✅ No spoilers here — just how hand magic works. Read on.
“Deepfolk conjure with their hands. Midfolk conjure with their minds. Highfolk conjure with their hearts.”
— Lia Domiandi, comparative magic summary
Hand Magic is the magical discipline of the Deepfolk — the oldest and, by some measures, the most reliable form of magic in the world. Where Heart Magic flows through emotion and individual talent, and Mind Magic through memorised incantation and mental precision, Hand Magic is expressed through making. Power is not channelled through a person but bound into a physical object, a device, a construction. The magic persists in the thing that was built, not in the builder.
The result is a technomagical tradition unlike anything produced by the other races: vast, durable, precise, and entirely impersonal. A Deepfolk device does not care who operates it. It does not tire. It does not have a bad day. It simply works — for decades, centuries, or millennia, depending on the craft.
The Deepfolk call it Vur Gharzhen in their tongue, Hurud — roughly, the making of the stone-kin. To outside scholars it is Hand Magic, or sometimes craft-magic. To Highfolk academics who prefer not to acknowledge it as a genuine discipline, it is simply mechanism. This is not an accurate description, and Deepfolk engineers know it.
Hand Magic is not merely a technique. It is a religious practice.
Deepfolk theology holds that the world was created by the Forge-God — not through speech, not through will, not through emotion, but through craft. The Forge-God made things. It forged the mountains from its own substance. It built the Deepfolk last and specifically, so that the work of creation would continue after it descended to the earth’s core.
The implication is precise: to make something is to participate in the original divine act. A Deepfolk at their forge, their tools, their drafting table is not merely working. They are doing what the Forge-God does. Hand Magic is, in this sense, not a skill but a vocation — the closest a living being can come to the sacred.
This shapes everything. It explains why craft excellence is the highest status in Deepfolk society. Why a master builder like Barash of Clan Monolith commands the same reverence that a general or a king might earn in other cultures. Why shoddy work is not merely a professional failure but something closer to sacrilege.
The practical basis of Hand Magic is the binding of magical energy into physical matter — specifically into devices built to contain, channel, and direct that energy toward a predetermined purpose.
The process requires two things in combination: technical craft and magical attunement.

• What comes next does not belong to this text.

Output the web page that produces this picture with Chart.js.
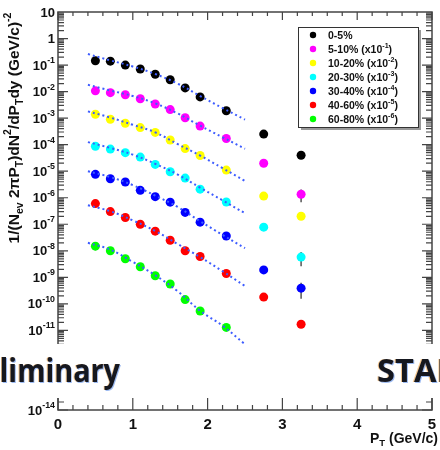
<!DOCTYPE html>
<html>
<head>
<meta charset="utf-8">
<script src="https://cdn.jsdelivr.net/npm/chart.js@4"></script>
<style>
  html, body { margin: 0; padding: 0; background: #fff; }
  #spectra { display: block; }
</style>
</head>
<body>
<canvas id="spectra" width="440" height="450"></canvas>
<script>
// pT bin centres (GeV/c)
const ptBins = [0.5, 0.7, 0.9, 1.1, 1.3, 1.5, 1.7, 1.9, 2.25, 2.75, 3.25];

// scaled spectra
const cent0_5   = [0.146, 0.14, 0.10, 0.071, 0.045, 0.028, 0.0138, 0.0063, 0.0019, 2.5e-4, 4.0e-5];
const cent5_10  = [0.0107, 0.0091, 0.0076, 0.0054, 0.0034, 0.0021, 0.00103, 5.0e-4, 1.7e-4, 2.0e-5, 1.35e-6];
const cent10_20 = [1.4e-3, 9.1e-4, 6.4e-4, 4.4e-4, 2.9e-4, 1.5e-4, 7.1e-5, 3.9e-5, 1.1e-5, 1.15e-6, 2.0e-7];
const cent20_30 = [8.7e-5, 6.8e-5, 5.0e-5, 3.4e-5, 1.8e-5, 9.5e-6, 5.5e-6, 2.1e-6, 6.9e-7, 7.8e-8, 5.8e-9];
const cent30_40 = [7.6e-6, 5.2e-6, 3.9e-6, 1.9e-6, 1.1e-6, 6.8e-7, 2.8e-7, 1.2e-7, 3.6e-8, 1.9e-9, 3.9e-10];
const cent40_60 = [6.0e-7, 3.0e-7, 1.8e-7, 1.0e-7, 5.5e-8, 2.5e-8, 1.0e-8, 6.1e-9, 1.4e-9, 1.8e-10, 1.7e-11];
const cent60_80 = [1.5e-8, 1.0e-8, 5.0e-9, 2.5e-9, 1.15e-9, 5.6e-10, 1.45e-10, 5.4e-11, 1.3e-11, null, null];

// relative error bars (only the visible ones)
const errFrac = [
  [0,0,0,0,0,0,0,0,0,0,0],
  [0,0,0,0,0,0,0,0,0,0,0.5],
  [0,0,0,0,0,0,0,0,0,0,0],
  [0,0,0,0,0,0,0,0,0,0,0.55],
  [0,0,0,0,0,0,0,0,0,0,0.6],
  [0,0,0,0,0,0,0,0,0,0,0.25],
  [0.3,0,0,0,0,0,0,0,0,0,0]
];

// fit curves
const fitPt = [0.4, 0.7, 1.0, 1.3, 1.6, 1.9, 2.2, 2.5];
const fit0_5   = [0.26, 0.15, 0.088, 0.046, 0.02, 0.0068, 0.0024, 8.8e-4];
const fit5_10  = [0.018, 0.011, 0.0068, 0.0036, 0.0015, 5.2e-4, 1.9e-4, 7.0e-5];
const fit10_20 = [1.8e-3, 1.05e-3, 5.6e-4, 2.9e-4, 1.05e-4, 3.9e-5, 1.3e-5, 4.3e-6];
const fit20_30 = [1.25e-4, 7.5e-5, 4.2e-5, 1.9e-5, 7.5e-6, 2.4e-6, 8.0e-7, 2.6e-7];
const fit30_40 = [1.0e-5, 6.0e-6, 3.0e-6, 1.2e-6, 4.5e-7, 1.3e-7, 4.0e-8, 1.25e-8];
const fit40_60 = [5.2e-7, 3.1e-7, 1.4e-7, 5.6e-8, 1.8e-8, 5.8e-9, 1.7e-9, 4.7e-10];
const fit60_80 = [2.0e-8, 1.1e-8, 3.8e-9, 1.2e-9, 3.0e-10, 5.5e-11, 1.5e-11, 3.0e-12];

const centLabels = ['0-5%', '5-10%', '10-20%', '20-30%', '30-40%', '40-60%', '60-80%'];
const scaleExp = [null, '-1', '-2', '-3', '-4', '-5', '-6'];
const centColors = ['#000000', '#ff00ff', '#ffff00', '#00ffff', '#0000ff', '#ff0000', '#00ff00'];

const xTicks = [0, 1, 2, 3, 4, 5];
const yDecades = [1, 0, -1, -2, -3, -4, -5, -6, -7, -8, -9, -10, -11, -12, -13, -14];

const allSeries = [cent0_5, cent5_10, cent10_20, cent20_30, cent30_40, cent40_60, cent60_80];
const allFits = [fit0_5, fit5_10, fit10_20, fit20_30, fit30_40, fit40_60, fit60_80];

const FONT = '"Liberation Sans", Arial, sans-serif';

// text with sub/superscripts: parts = [[text, mode]], mode 1 sup, -1 sub
function richWidth(ctx, parts, size) {
  let w = 0;
  parts.forEach(([t, m]) => {
    ctx.font = `bold ${m === 0 ? size : size * 0.68}px ${FONT}`;
    w += ctx.measureText(t).width;
  });
  return w;
}
function drawRich(ctx, parts, x, y, size) {
  let cx = x;
  parts.forEach(([t, m]) => {
    ctx.font = `bold ${m === 0 ? size : size * 0.68}px ${FONT}`;
    const dy = m === 1 ? -size * 0.42 : (m === -1 ? size * 0.32 : 0);
    ctx.fillText(t, cx, y + dy);
    cx += ctx.measureText(t).width;
  });
}

const datasets = [];
allSeries.forEach((vals, s) => {
  datasets.push({
    type: 'line',
    data: fitPt.map((x, i) => ({ x: x, y: allFits[s][i] })),
    borderColor: '#3d5cff',
    borderWidth: 2,
    borderDash: [2, 3],
    pointRadius: 0,
    tension: 0.4,
    fill: false,
    order: 0
  });
  datasets.push({
    type: 'scatter',
    data: ptBins.map((x, i) => ({ x: x, y: vals[i] })).filter(p => p.y !== null),
    pointRadius: 4.5,
    pointBackgroundColor: centColors[s],
    pointBorderWidth: 0,
    order: 1
  });
});

const framePlugin = {
  id: 'framePlugin',
  beforeDatasetsDraw(chart) {
    const ctx = chart.ctx;
    const xs = chart.scales.x, ys = chart.scales.y;
    ctx.save();
    ctx.strokeStyle = '#555';
    ctx.lineWidth = 1.5;
    allSeries.forEach((vals, s) => {
      vals.forEach((v, i) => {
        const f = errFrac[s][i];
        if (!v || !f) return;
        const px = xs.getPixelForValue(ptBins[i]);
        ctx.beginPath();
        ctx.moveTo(px, ys.getPixelForValue(v * (1 + f)));
        ctx.lineTo(px, ys.getPixelForValue(v * (1 - f)));
        ctx.stroke();
      });
    });
    ctx.restore();
  },
  afterDraw(chart) {
    const ctx = chart.ctx;
    const a = chart.chartArea;
    const xs = chart.scales.x, ys = chart.scales.y;
    ctx.save();

    // frame
    ctx.strokeStyle = '#444';
    ctx.lineWidth = 1.5;
    ctx.strokeRect(a.left, a.top, a.right - a.left, a.bottom - a.top);

    // x ticks (inward, top and bottom)
    ctx.lineWidth = 1.2;
    for (let k = 0; k <= 25; k++) {
      const v = k * 0.2;
      const px = xs.getPixelForValue(v);
      const major = k % 5 === 0;
      ctx.beginPath();
      ctx.moveTo(px, a.bottom);
      ctx.lineTo(px, a.bottom - (major ? 12 : 5));
      ctx.moveTo(px, a.top);
      ctx.lineTo(px, a.top + (major ? 8 : 4));
      ctx.stroke();
    }
    // y ticks (inward, left and right)
    for (let n = -14; n <= 0; n++) {
      for (let m = 1; m <= 9; m++) {
        const v = m * Math.pow(10, n);
        const py = ys.getPixelForValue(v);
        const len = m === 1 ? 10 : 6;
        ctx.beginPath();
        ctx.moveTo(a.left, py);
        ctx.lineTo(a.left + len, py);
        ctx.moveTo(a.right, py);
        ctx.lineTo(a.right - len, py);
        ctx.stroke();
      }
    }

    // tick labels
    ctx.fillStyle = '#111';
    ctx.textBaseline = 'middle';
    ctx.textAlign = 'center';
    ctx.font = `bold 15px ${FONT}`;
    xTicks.forEach(t => ctx.fillText(String(t), xs.getPixelForValue(t), a.bottom + 15));
    ctx.textAlign = 'left';
    yDecades.forEach(n => {
      const py = ys.getPixelForValue(Math.pow(10, n));
      let parts;
      if (n === 1) parts = [['10', 0]];
      else if (n === 0) parts = [['1', 0]];
      else parts = [['10', 0], [String(n), 1]];
      const w = richWidth(ctx, parts, 13);
      drawRich(ctx, parts, 55 - w, py + 1, 13);
    });

    // axis titles
    const xt = [['P', 0], ['T', -1], [' (GeV/c)', 0]];
    const xw = richWidth(ctx, xt, 14);
    drawRich(ctx, xt, 438 - xw, 439, 14);

    const yt = [['1/(N', 0], ['ev', -1], [' 2\u03c0P', 0], ['T', -1], [')dN', 0], ['2', 1],
                ['/dP', 0], ['T', -1], ['dy (GeV/c)', 0], ['-2', 1]];
    const yw = richWidth(ctx, yt, 15.5);
    ctx.save();
    ctx.translate(15, 128);
    ctx.rotate(-Math.PI / 2);
    drawRich(ctx, yt, -yw / 2, 0, 15.5);
    ctx.restore();

    // legend box
    const lx = 298, ly = 27, lw = 120, lh = 100;
    ctx.fillStyle = '#999';
    ctx.fillRect(lx + 3, ly + 3, lw, lh);
    ctx.fillStyle = '#fff';
    ctx.fillRect(lx, ly, lw, lh);
    ctx.strokeStyle = '#333';
    ctx.lineWidth = 1;
    ctx.strokeRect(lx + 0.5, ly + 0.5, lw, lh);
    centLabels.forEach((lab, i) => {
      const ry = 35 + i * 14;
      ctx.beginPath();
      ctx.arc(313, ry, 3.2, 0, Math.PI * 2);
      ctx.fillStyle = centColors[i];
      ctx.fill();
      ctx.fillStyle = '#111';
      const parts = scaleExp[i] ? [[lab + ' (x10', 0], [scaleExp[i], 1], [')', 0]] : [[lab, 0]];
      drawRich(ctx, parts, 328, ry + 1, 10.5);
    });

    // "STAR Preliminary" banner over the plot
    ctx.fillStyle = '#fff';
    ctx.fillRect(0, 344, 440, 54);
    ctx.font = `bold 32px "Open Sans", ${FONT}`;
    ctx.textBaseline = 'alphabetic';
    const drawBanner = (txt, x, align) => {
      ctx.textAlign = align;
      ctx.fillStyle = 'rgba(240,150,40,0.5)';
      ctx.fillText(txt, x - 1, 382);
      ctx.fillStyle = 'rgba(60,120,230,0.5)';
      ctx.fillText(txt, x + 1, 383);
      ctx.fillStyle = '#15171f';
      ctx.fillText(txt, x, 382);
    };
    ctx.save();
    ctx.translate(120, 0);
    ctx.scale(0.9, 1);
    drawBanner('Preliminary', 0, 'right');
    ctx.restore();
    ctx.save();
    ctx.translate(377, 0);
    ctx.scale(1.02, 1);
    drawBanner('STAR', 0, 'left');
    ctx.restore();

    ctx.restore();
  }
};

new Chart(document.getElementById('spectra'), {
  type: 'scatter',
  data: { datasets: datasets },
  options: {
    responsive: false,
    animation: false,
    layout: { padding: { left: 58, right: 8, top: 12, bottom: 40 } },
    scales: {
      x: { type: 'linear', min: 0, max: 5, display: false },
      y: { type: 'logarithmic', min: 1e-14, max: 10, display: false }
    },
    plugins: {
      legend: { display: false },
      tooltip: { enabled: false }
    }
  },
  plugins: [framePlugin]
});
</script>
</body>
</html>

The device must be constructed with absolute precision — tolerances that Deepfolk engineers measure to the width of a hair across spans of miles. And the magical component must be woven into the construction at the correct points, in the correct quantity, in the correct configuration.
Neither is sufficient alone. A perfectly built machine with no magical charge is a machine. A magical charge with no properly built vessel simply dissipates or, in the worst cases, detonates. The integration of the two is what makes Hand Magic what it is, and why its practitioners spend decades learning their craft.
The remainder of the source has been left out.